Take the lines from the beginning of the material through the line containing "(0,0) rectangle (912,803);" and retype them exactly, leaving the pictures out.

▶

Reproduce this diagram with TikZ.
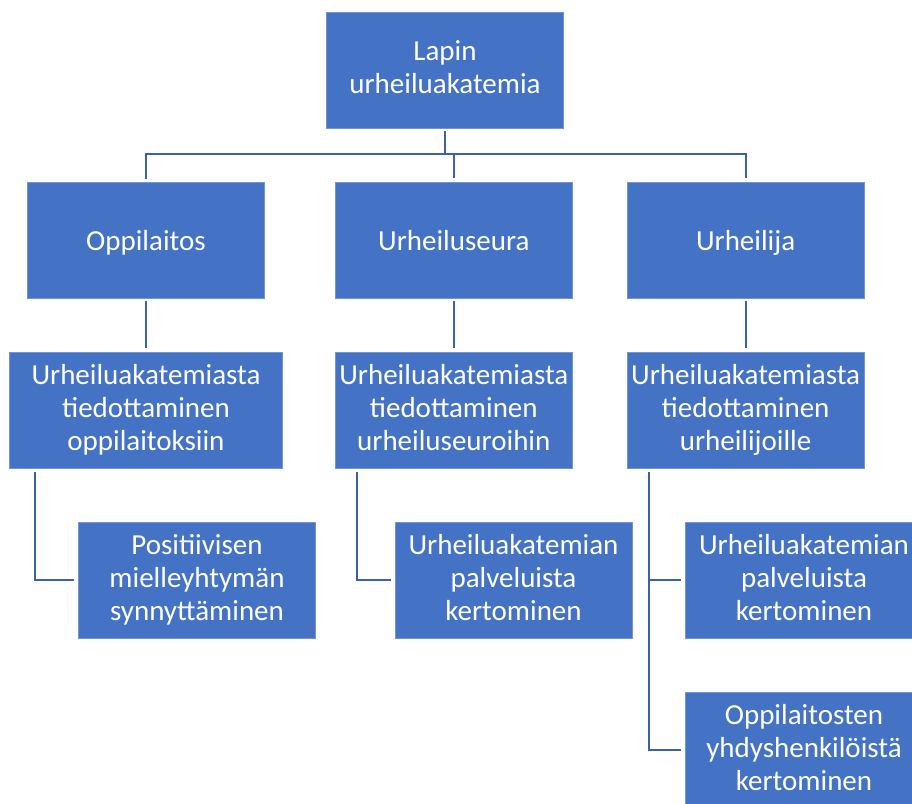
\documentclass[tikz,border=0pt]{standalone}
\usepackage{fontspec}
\setmainfont{Carlito}
\usetikzlibrary{positioning}
\definecolor{boxblue}{HTML}{4472C4}
\definecolor{lineblue}{HTML}{3A62AC}

\begin{document}
\begin{tikzpicture}[x=1pt,y=1pt]
   \tikzset{main node/.style={rectangle, fill=boxblue, draw=boxblue!75!white,
   		line width=0.8pt, text=white, align=center, inner sep=0pt,
   		minimum width=237pt, minimum height=116pt,
   		execute at begin node=\rule{0pt}{27pt},
   		execute at end node=\rule[-6pt]{0pt}{6pt},
   		font=\fontsize{29}{33}\selectfont}, }
   \tikzset{wide node/.style={main node, minimum width=273pt}, }
   \tikzset{linka/.style={draw=lineblue, line width=2pt,
   		shorten <=3pt, shorten >=4pt},}
\useasboundingbox (0,0) rectangle (912,803);

\node[main node] (1) at (445,733) {Lapin\\urheiluakatemia};
\node[main node] (2) at (146,563) {Oppilaitos};
\node[main node] (3) [right =70pt of 2] {Urheiluseura};
\node[main node] (4) [right =54pt of 3] {Urheilija};
\node[wide node] (5) [below =54pt of 2] {Urheiluakatemiasta\\tiedottaminen\\oppilaitoksiin};
\node[main node] (6) [below =54pt of 3] {Urheiluakatemiasta\\tiedottaminen\\urheiluseuroihin};
\node[main node] (7) [below =54pt of 4] {Urheiluakatemiasta\\tiedottaminen\\urheilijoille};
\node[main node] (8) at (197,223) {Positiivisen\\mielleyhtymän\\synnyttäminen};
\node[main node] (9) at (513.5,223) {Urheiluakatemian\\palveluista\\kertominen};
\node[main node] (10) at (804,223) {Urheiluakatemian\\palveluista\\kertominen};
\node[main node] (11) at (804,53) {Oppilaitosten\\yhdyshenkilöistä\\kertominen};

\draw[linka, shorten >=0pt] (1.south) -- ++(0,-26) coordinate (bus);
\draw[linka] (2.north) |- (bus) -| (4.north);
\draw[linka, shorten <=0pt] (bus) -| (3.north);
\foreach \x /\y in {2/5,3/6,4/7}
\draw[linka] (\x) -- (\y);
\draw[linka] ([xshift=26pt]5.south west) |- (8.west);
\draw[linka] ([xshift=22pt]6.south west) |- (9.west);
\draw[linka] ([xshift=22pt]7.south west) |- (10.west);
\draw[linka] ([xshift=22pt]7.south west) |- (11.west);
% 
\end{tikzpicture}
\end{document}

◀

_SOLUTION FOR THIS PROBLEM_.
Reproduce this diagram with TikZ.
\documentclass[tikz,border=0pt]{standalone}
\usepackage{fontspec}
\setmainfont{Carlito}
\usetikzlibrary{positioning}
\definecolor{boxblue}{HTML}{4472C4}
\definecolor{lineblue}{HTML}{3A62AC}

\begin{document}
\begin{tikzpicture}[x=1pt,y=1pt]
   \tikzset{main node/.style={rectangle, fill=boxblue, draw=boxblue!75!white,
   		line width=0.8pt, text=white, align=center, inner sep=0pt,
   		minimum width=237pt, minimum height=116pt,
   		execute at begin node=\rule{0pt}{27pt},
   		execute at end node=\rule[-6pt]{0pt}{6pt},
   		font=\fontsize{29}{33}\selectfont}, }
   \tikzset{wide node/.style={main node, minimum width=273pt}, }
   \tikzset{linka/.style={draw=lineblue, line width=2pt,
   		shorten <=3pt, shorten >=4pt},}
\useasboundingbox (0,0) rectangle (912,803);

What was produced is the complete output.